Cureton William, Dd

Cureton William, D.D., an eminent English divine and Orientalist, was born in 1808, and educated at Christ Church, Oxford. He was ordained priest in 1834, and was for a time sub-librarian of the Bodleian. In 1837 he became assistant keeper of the MSS. in the British Museum, which post he retained till 1849, when he was appointed to a canonry of Westminster and to the attached rectorship of the parish of St. Margaret's. Two years before that date he had been appointed chaplain in ordinary to the queen. He was also a Fellow of the Royal Society, an honorary D.D. of Halle, corresponding member of the Institute of France, and member of the Asiatic Society of Paris, the Oriental Society of Germany, and many other Continental societies. These honors he owed to his great reputation as an Orientalist, and especially as a Syriac scholar.

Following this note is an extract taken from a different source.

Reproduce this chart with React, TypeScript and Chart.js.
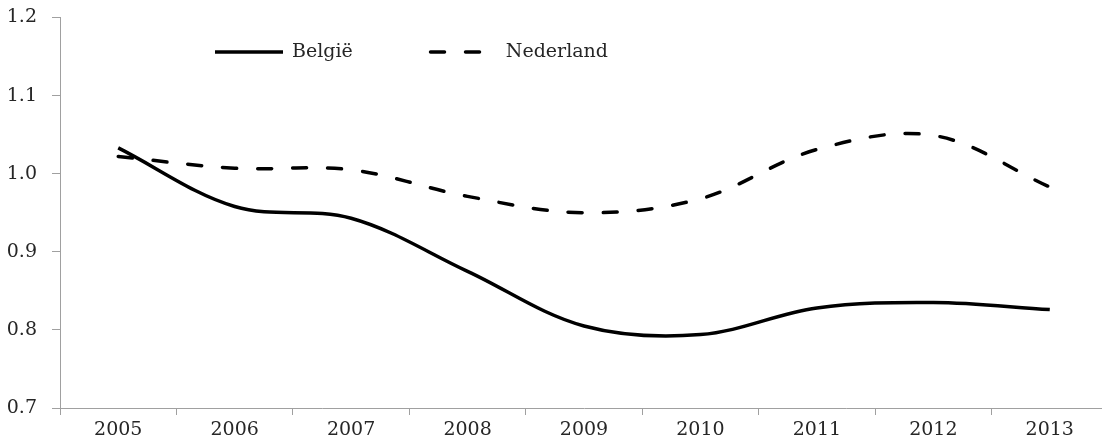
import { useEffect, useRef } from "react"
import { Chart, registerables } from "chart.js"

Chart.register(...registerables)

const years = ["2005", "2006", "2007", "2008", "2009", "2010", "2011", "2012", "2013"]
const belgie = [1.033, 0.958, 0.943, 0.875, 0.805, 0.794, 0.828, 0.835, 0.826]
const nederland = [1.022, 1.007, 1.005, 0.971, 0.95, 0.968, 1.031, 1.049, 0.983]
const seriesLabels = ["België", "Nederland"]

const FONT = "'DejaVu Serif', serif"
const TEXT = "#262626"
const AXIS = "#a0a0a0"

// legend drawn by hand: a line sample, then the label, in one row
const lineLegend = {
  id: "lineLegend",
  afterDraw(chart: any) {
    const { ctx } = chart
    const y = 52
    let x = 215
    ctx.save()
    ctx.font = `19px ${FONT}`
    ctx.textBaseline = "middle"
    ctx.textAlign = "left"
    chart.data.datasets.forEach((ds: any) => {
      const dash = ds.borderDash || []
      ctx.beginPath()
      ctx.setLineDash(dash)
      ctx.lineCap = dash.length ? "round" : "butt"
      ctx.lineWidth = ds.borderWidth
      ctx.strokeStyle = ds.borderColor
      const off = dash.length ? ds.borderWidth / 2 : 0
      ctx.moveTo(x + off, y)
      ctx.lineTo(x + 68, y)
      ctx.stroke()
      ctx.setLineDash([])
      ctx.fillStyle = TEXT
      ctx.fillText(ds.label, x + 77, y)
      x += 77 + ctx.measureText(ds.label).width + 76
    })
    ctx.restore()
  },
}

export default function App() {
  const chartRef = useRef<HTMLCanvasElement>(null)
  const chartInstance = useRef<Chart | null>(null)

  useEffect(() => {
    if (!chartRef.current) return
    if (chartInstance.current) chartInstance.current.destroy()

    chartInstance.current = new Chart(chartRef.current, {
      type: "line",
      data: {
        labels: years,
        datasets: [
          {
            label: seriesLabels[0],
            data: belgie,
            borderColor: "#000",
            borderWidth: 3.5,
            tension: 0.35,
            pointRadius: 0,
            fill: false,
          },
          {
            label: seriesLabels[1],
            data: nederland,
            borderColor: "#000",
            borderWidth: 3.5,
            borderDash: [14, 21],
            borderCapStyle: "round",
            tension: 0.35,
            pointRadius: 0,
            fill: false,
          },
        ],
      },
      options: {
        animation: false,
        responsive: true,
        maintainAspectRatio: false,
        layout: { padding: { top: 17.5, right: 2, left: 0, bottom: 0 } },
        plugins: {
          legend: { display: false },
          tooltip: { enabled: false },
        },
        scales: {
          x: {
            offset: true,
            grid: { offset: true, drawOnChartArea: false, drawTicks: true, tickLength: 7, color: AXIS },
            border: { color: AXIS },
            ticks: { color: TEXT, font: { family: FONT, size: 19 }, padding: 4, maxRotation: 0 },
            afterFit: (scale: any) => {
              scale.height = 33
            },
          },
          y: {
            min: 0.7,
            max: 1.2,
            grid: { drawOnChartArea: false, drawTicks: true, tickLength: 8, color: AXIS },
            border: { color: AXIS },
            ticks: {
              stepSize: 0.1,
              color: TEXT,
              font: { family: FONT, size: 19 },
              padding: 15,
              callback: (v: any) => Number(v).toFixed(1),
            },
            afterFit: (scale: any) => {
              scale.width = 60
              // let layout.padding decide where the plot starts
              scale.paddingTop = 0
              scale.paddingBottom = 0
            },
          },
        },
      },
      plugins: [lineLegend],
    })

    return () => {
      if (chartInstance.current) {
        chartInstance.current.destroy()
        chartInstance.current = null
      }
    }
  }, [])

  return (
    <div style={{ position: "fixed", left: 0, top: 0, width: 1102, height: 441, overflow: "hidden", background: "#fff" }}>
      <div style={{ position: "relative", width: 1110, height: 441 }}>
        <canvas ref={chartRef} />
      </div>
    </div>
  )
}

This reputation was formed by his publications while an official in the British Museum. His Corpus Ignatianum, an edition of an ancient Syriac version of the Epistles of St. Ignatius, with commentaries thereon, was published in 1845, and gave rise to an interesting controversy. Among his subsequent works were an edition of a palimpsest of parts of Homer found in an Eastern convent, and his Spicilegium Syriacum, published in 1855. He was understood to be engaged on some work connected with St. Matthew's Gospel at the time of his death, June 17, 1864.